Goal of the exercise:
Output, please, exactly those lines of the listing that come before the line with "color='#E5E5E5', zorder=0))", along with that line itself.

## Start

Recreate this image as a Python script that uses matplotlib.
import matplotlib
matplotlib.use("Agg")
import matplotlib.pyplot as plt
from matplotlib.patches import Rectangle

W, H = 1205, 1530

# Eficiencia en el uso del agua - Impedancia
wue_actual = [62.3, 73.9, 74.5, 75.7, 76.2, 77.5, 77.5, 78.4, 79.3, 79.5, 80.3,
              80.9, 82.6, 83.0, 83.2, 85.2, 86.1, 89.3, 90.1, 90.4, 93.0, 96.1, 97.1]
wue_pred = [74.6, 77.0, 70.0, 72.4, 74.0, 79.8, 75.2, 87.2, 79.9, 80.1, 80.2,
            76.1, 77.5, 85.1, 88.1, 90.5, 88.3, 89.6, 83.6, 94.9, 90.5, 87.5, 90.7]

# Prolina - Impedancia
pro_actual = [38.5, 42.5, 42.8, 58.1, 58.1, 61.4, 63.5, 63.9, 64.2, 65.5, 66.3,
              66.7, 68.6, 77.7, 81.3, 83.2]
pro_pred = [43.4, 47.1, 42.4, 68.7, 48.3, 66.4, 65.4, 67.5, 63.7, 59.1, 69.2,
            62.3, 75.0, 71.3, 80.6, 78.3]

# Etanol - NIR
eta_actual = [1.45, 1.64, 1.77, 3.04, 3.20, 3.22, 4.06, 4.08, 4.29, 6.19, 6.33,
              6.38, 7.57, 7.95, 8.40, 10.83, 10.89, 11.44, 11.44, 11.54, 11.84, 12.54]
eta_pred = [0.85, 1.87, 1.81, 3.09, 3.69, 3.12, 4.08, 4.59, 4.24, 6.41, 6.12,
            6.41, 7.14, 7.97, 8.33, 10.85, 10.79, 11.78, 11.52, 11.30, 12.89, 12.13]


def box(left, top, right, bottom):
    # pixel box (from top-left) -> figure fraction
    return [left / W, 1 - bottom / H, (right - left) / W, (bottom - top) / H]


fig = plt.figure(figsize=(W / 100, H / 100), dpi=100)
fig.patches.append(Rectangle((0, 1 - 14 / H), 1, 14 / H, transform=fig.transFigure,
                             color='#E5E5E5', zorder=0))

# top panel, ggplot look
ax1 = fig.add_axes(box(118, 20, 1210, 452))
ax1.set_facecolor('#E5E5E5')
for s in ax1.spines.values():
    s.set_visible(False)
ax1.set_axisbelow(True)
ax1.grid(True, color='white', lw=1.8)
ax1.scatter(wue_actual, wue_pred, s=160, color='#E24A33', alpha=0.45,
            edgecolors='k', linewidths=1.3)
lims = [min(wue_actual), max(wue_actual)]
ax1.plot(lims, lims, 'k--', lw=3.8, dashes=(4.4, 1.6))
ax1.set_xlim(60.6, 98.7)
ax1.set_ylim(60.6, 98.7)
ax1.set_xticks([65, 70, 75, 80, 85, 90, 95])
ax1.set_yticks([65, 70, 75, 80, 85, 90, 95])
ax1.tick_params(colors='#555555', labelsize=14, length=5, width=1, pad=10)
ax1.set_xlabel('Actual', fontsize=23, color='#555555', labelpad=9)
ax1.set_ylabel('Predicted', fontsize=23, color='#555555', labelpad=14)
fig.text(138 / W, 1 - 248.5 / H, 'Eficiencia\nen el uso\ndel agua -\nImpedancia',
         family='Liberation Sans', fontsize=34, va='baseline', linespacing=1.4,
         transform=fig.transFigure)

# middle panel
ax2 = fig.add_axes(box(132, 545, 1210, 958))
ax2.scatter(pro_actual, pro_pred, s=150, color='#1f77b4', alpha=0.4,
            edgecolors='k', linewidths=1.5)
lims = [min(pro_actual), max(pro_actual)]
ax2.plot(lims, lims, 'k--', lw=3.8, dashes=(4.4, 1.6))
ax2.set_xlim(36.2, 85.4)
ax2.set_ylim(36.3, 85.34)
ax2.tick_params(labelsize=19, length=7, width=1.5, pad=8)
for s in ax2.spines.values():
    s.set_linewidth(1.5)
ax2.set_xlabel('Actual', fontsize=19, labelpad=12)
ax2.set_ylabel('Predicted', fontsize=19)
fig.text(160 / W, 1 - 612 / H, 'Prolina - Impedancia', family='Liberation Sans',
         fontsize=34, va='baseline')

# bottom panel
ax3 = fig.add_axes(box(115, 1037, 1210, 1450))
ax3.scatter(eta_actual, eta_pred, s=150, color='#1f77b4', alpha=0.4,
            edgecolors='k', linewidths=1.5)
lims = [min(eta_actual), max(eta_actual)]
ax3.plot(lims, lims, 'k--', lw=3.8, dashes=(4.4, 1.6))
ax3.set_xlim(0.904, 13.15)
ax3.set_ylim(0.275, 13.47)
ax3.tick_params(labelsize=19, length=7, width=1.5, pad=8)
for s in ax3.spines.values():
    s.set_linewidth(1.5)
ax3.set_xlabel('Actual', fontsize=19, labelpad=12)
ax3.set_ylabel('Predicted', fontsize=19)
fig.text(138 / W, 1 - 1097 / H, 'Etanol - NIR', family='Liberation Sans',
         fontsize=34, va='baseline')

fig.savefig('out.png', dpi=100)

## End

The result:
Recreate this image as a Python script that uses matplotlib.
import matplotlib
matplotlib.use("Agg")
import matplotlib.pyplot as plt
from matplotlib.patches import Rectangle

W, H = 1205, 1530

# Eficiencia en el uso del agua - Impedancia
wue_actual = [62.3, 73.9, 74.5, 75.7, 76.2, 77.5, 77.5, 78.4, 79.3, 79.5, 80.3,
              80.9, 82.6, 83.0, 83.2, 85.2, 86.1, 89.3, 90.1, 90.4, 93.0, 96.1, 97.1]
wue_pred = [74.6, 77.0, 70.0, 72.4, 74.0, 79.8, 75.2, 87.2, 79.9, 80.1, 80.2,
            76.1, 77.5, 85.1, 88.1, 90.5, 88.3, 89.6, 83.6, 94.9, 90.5, 87.5, 90.7]

# Prolina - Impedancia
pro_actual = [38.5, 42.5, 42.8, 58.1, 58.1, 61.4, 63.5, 63.9, 64.2, 65.5, 66.3,
              66.7, 68.6, 77.7, 81.3, 83.2]
pro_pred = [43.4, 47.1, 42.4, 68.7, 48.3, 66.4, 65.4, 67.5, 63.7, 59.1, 69.2,
            62.3, 75.0, 71.3, 80.6, 78.3]

# Etanol - NIR
eta_actual = [1.45, 1.64, 1.77, 3.04, 3.20, 3.22, 4.06, 4.08, 4.29, 6.19, 6.33,
              6.38, 7.57, 7.95, 8.40, 10.83, 10.89, 11.44, 11.44, 11.54, 11.84, 12.54]
eta_pred = [0.85, 1.87, 1.81, 3.09, 3.69, 3.12, 4.08, 4.59, 4.24, 6.41, 6.12,
            6.41, 7.14, 7.97, 8.33, 10.85, 10.79, 11.78, 11.52, 11.30, 12.89, 12.13]


def box(left, top, right, bottom):
    # pixel box (from top-left) -> figure fraction
    return [left / W, 1 - bottom / H, (right - left) / W, (bottom - top) / H]


fig = plt.figure(figsize=(W / 100, H / 100), dpi=100)
fig.patches.append(Rectangle((0, 1 - 14 / H), 1, 14 / H, transform=fig.transFigure,
                             color='#E5E5E5', zorder=0))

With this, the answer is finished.